Nigeria’s tax reform laws have now been published in the Official Gazette, confirming their commencement after months of debate and political wrangling.

Signed into law on June 26, 2025, the reforms are captured in four Acts: the Nigeria Tax Act (NTA), the Nigeria Tax Administration Act (NTAA), the Nigeria Revenue Service Establishment Act (NRSEA), and the Joint Revenue Board Establishment Act (JRBEA).

While the NTA and NTAA will take effect on January 1, 2026, the NRSEA and JRBEA took immediate effect on June 26 to prepare revenue institutions ahead of full rollout.

Officials described the reforms as the most significant reset of Nigeria’s tax system in decades, designed to widen the tax net, improve compliance, and raise revenue.

Backstory: How the Reforms Emerged

Nigeria’s tax reform journey began in 2023, when President Bola Tinubu inaugurated the Presidential Committee on Fiscal Policy and Tax Reforms led by Taiwo Oyedele.
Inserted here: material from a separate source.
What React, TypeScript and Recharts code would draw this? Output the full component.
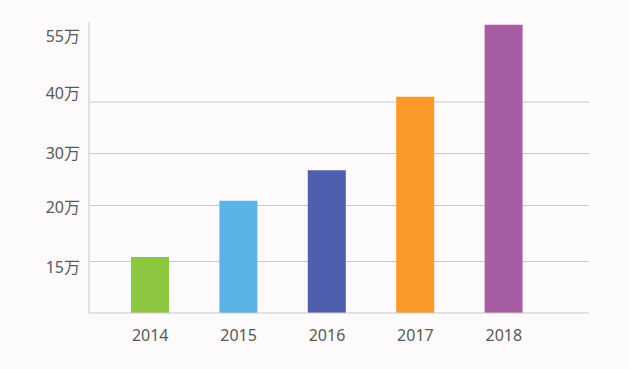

The panel was tasked with harmonising a fragmented tax system, tackling multiple taxation, and improving Nigeria’s tax-to-GDP ratio—barely 10 percent, far below the African average of 18 percent.

After months of consultations, the Senate passed four reform bills in May 2025 despite opposition from labour unions and concerns within the ruling APC that the changes could stoke economic tensions.

For Tinubu, pushing the bills through was central to his fiscal agenda, seen as critical to stabilising government finances after subsidy removal and chronic deficits.

What the Laws Provide

The NTAA exempts small companies with a turnover under N100 million and fixed assets below N250 million from corporate tax.

Large companies may see their tax rate reduced from 30 percent to 25 percent, but only when the president issues an order on the advice of the National Economic Council.

The NTA also sets a high threshold for top-up tax: N50 billion in revenue for local firms and €750 million for multinationals.

To stimulate growth, the law grants a 5 percent annual tax credit for investments in designated priority sectors.

Another measure allows taxes on foreign-currency transactions to be settled in naira at the official exchange rate, easing compliance and reducing forex pressure.

The reforms also repeal multiple outdated statutes, consolidating them into a unified structure aimed at simplifying tax administration across federal and state levels.